One of the most important things you can do is develop goals for your studies and make a plan for what you can do on a daily basis attain these goals. They will become the ultimate motivator for when things get particularly tough. You could also try adopting the 80/20 rule if you struggle with distractions. Dedicate a few hours for concentrated study before giving your time to other things.

At the end of the day, it takes a great amount of self-discipline and determination to achieve a healthy work-study-life balance that will lead you to success as a mature student. It may sound like a daunting prospect and it can be unquestionably difficult— however, it is certainly not impossible.

What are the financial impacts?

Student Finances are often a major concern and even an obstacle for many mature students, and it’s easy to see why. With other financial commitments to consider, such as household budgets and children, the financial impact of returning to study can be the make or break for many people.

That being said, there are a number of options to consider. For example, there are government incentives such as Childcare Grants and Parents’ Learning Allowances which offer support for mature learners to enter into higher education. Some universities also offer scholarships specifically for mature learners. Additionally, if you are over 25 years old and want to study full time for your first undergraduate degree or equivalent qualification, you may be eligible for the same package of support from your student finance company as all other undergraduates. The amount of funding that you may be entitled to depends on your income and/or your partner’s income.

However, if you have received government funding for higher education before, for example to complete an undergraduate degree, you may not be entitled to further funding. It is worth speaking to your student finance company and explaining your situation to see what your options would be.

It’s also worth keeping in mind that returning to student status often has some financial perks. For example, full-time students of any age are exempt from paying council tax. Not only that, but you’ll have access to discounts and promotions on food, drink and shopping, as well as transportation.

How does university life differ for mature students?

As mentioned before, it’s highly likely that your priorities as a mature student will differ to that of your younger peers. As such, it really goes without saying that mature student life will differ slightly from the stereotypical university life often portrayed by bright-eyed and bushy tailed freshers.
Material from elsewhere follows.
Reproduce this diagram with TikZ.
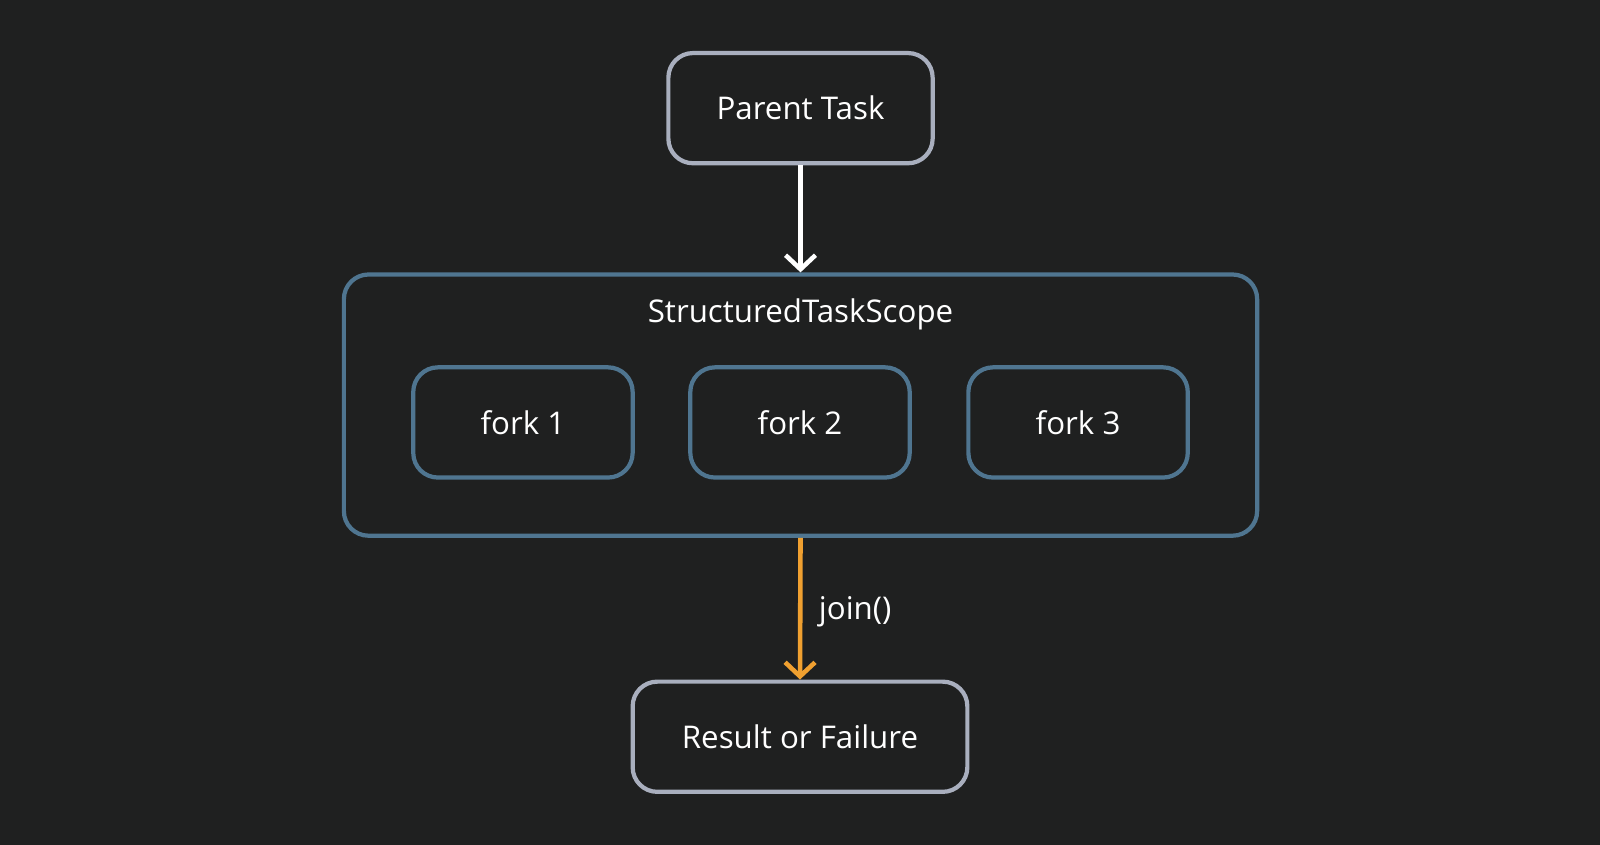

As someone who has been out in the real world and experienced life, whether it be through professional work or through raising a family, you will have a range of life experiences that will carry you forward into this academic chapter in your life— something that your younger peers won’t yet have a taste of. Because of this, you might even find that you have a clearer goals in mind for your studies, and motivation that is driven by past experiences or other responsibilities in your life.
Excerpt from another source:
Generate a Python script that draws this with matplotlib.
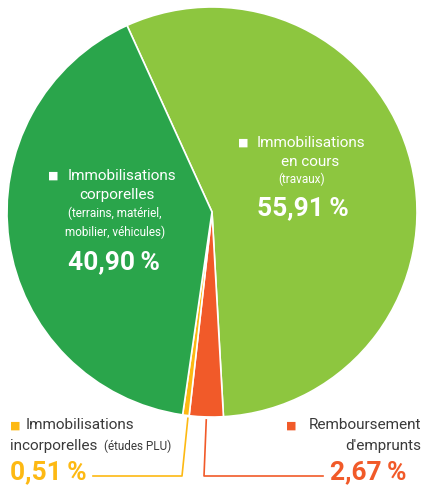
import numpy as np
import matplotlib
matplotlib.use("Agg")
import matplotlib.pyplot as plt

# data
categories = ["Immobilisations en cours", "Remboursement d'emprunts",
              "Immobilisations incorporelles", "Immobilisations corporelles"]
values = [55.91, 2.67, 0.51, 40.90]
colors = ["#8DC63F", "#F15A29", "#FDB913", "#2AA54B"]
pct_labels = ["55,91\u2009%", "2,67\u2009%", "0,51\u2009%", "40,90\u2009%"]

W, H = 421, 486
fig = plt.figure(figsize=(W / 100, H / 100), dpi=100)
fam = ["Roboto", "DejaVu Sans"]
grey = "#3a3a3a"

# pie: centre (212, 212), radius 205 px
cx, cy, r = 212, 212, 205
ax = fig.add_axes([(cx - r) / W, (H - cy - r) / H, 2 * r / W, 2 * r / H])
start = 114.5
wedges, _ = ax.pie(values, colors=colors, startangle=start, counterclock=False,
                   radius=1, wedgeprops=dict(edgecolor="white", linewidth=1.2))
ax.set_xlim(-1, 1)
ax.set_ylim(-1, 1)
ax.axis("off")


def px(x, y):
    return x / W, 1 - y / H


def txt(x, y, s, size, color="white", weight="normal", ha="center"):
    fig.text(*px(x, y), s, fontsize=size, color=color, weight=weight,
             ha=ha, va="center", family=fam)


# light green label
txt(243, 143, "\u25a0", 8)
txt(311, 143, "Immobilisations", 11)
txt(310, 162, "en cours", 11)
txt(302, 179, "(travaux)", 8.5)
txt(303, 208, pct_labels[0], 19, weight="bold")

# dark green label
txt(53, 176, "\u25a0", 8)
txt(122, 176, "Immobilisations", 11)
txt(117, 195, "corporelles", 11)
txt(115, 213, "(terrains, matériel,", 8.5)
txt(115, 232, "mobilier, véhicules)", 8.5)
txt(114, 262, pct_labels[3], 19, weight="bold")

# bottom left (yellow)
txt(10, 426, "\u25a0", 8, color=colors[2], ha="left")
txt(26, 425, "Immobilisations", 11, color=grey, ha="left")
txt(10, 446, "incorporelles", 11, color=grey, ha="left")
txt(104, 446, "(études PLU)", 8.5, color=grey, ha="left")
txt(10, 472, pct_labels[2], 19, color=colors[2], weight="bold", ha="left")

# bottom right (red)
txt(286, 426, "\u25a0", 8, color=colors[1], ha="left")
txt(421, 425, "Remboursement", 11, color=grey, ha="right")
txt(421, 446, "d'emprunts", 11, color=grey, ha="right")
txt(406, 472, pct_labels[1], 19, color=colors[1], weight="bold", ha="right")


# connector lines from the small wedges
def wedge_mid(i):
    w = wedges[i]
    a = np.deg2rad((w.theta1 + w.theta2) / 2)
    return cx + r * np.cos(a), cy - r * np.sin(a)


lx = fig.add_axes([0, 0, 1, 1])
lx.set_xlim(0, W)
lx.set_ylim(H, 0)
lx.axis("off")
x0, y0 = wedge_mid(2)
lx.plot([x0 + 2, 182, 93], [y0 + 3, 476, 476], color=colors[2], lw=1.2)
x0, y0 = wedge_mid(1)
lx.plot([x0, 204, 323], [y0 + 3, 476, 476], color=colors[1], lw=1.2)

fig.savefig("out.png", dpi=100)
However, this certainly doesn’t mean that you can’t have fun and connect with your fellow students. Many people find returning to study a daunting prospect because they worry about being the oldest person in the room— when in fact, doing so can present the opportunity to meet fascinating people of all age ranges and from all walks of life. You may not be up for hitting the SU until the early hours of the morning with them, but that doesn’t mean you won’t have anything in common.
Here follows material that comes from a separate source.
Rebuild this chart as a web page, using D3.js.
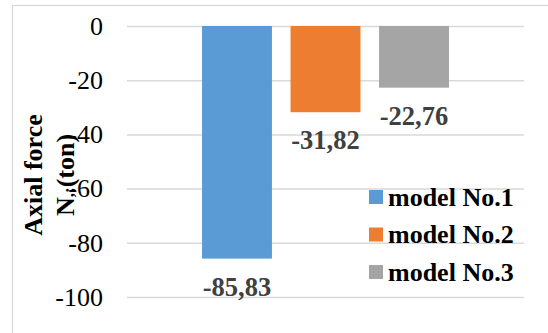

With all of this in mind, when it comes down to it, mature student life doesn’t have to be a world away from the traditional university experience. It can be all too easy to feel like you are embarking on a daunting chapter of your life alone— however, you might be surprised to learn that many universities have a dedicated mature students’ society, usually for anyone over the age of 21, so it is hugely diverse and much more extensive than you might think. You can get involved and immerse yourself in the student experience in a way that is tailored to the stage you are at in life.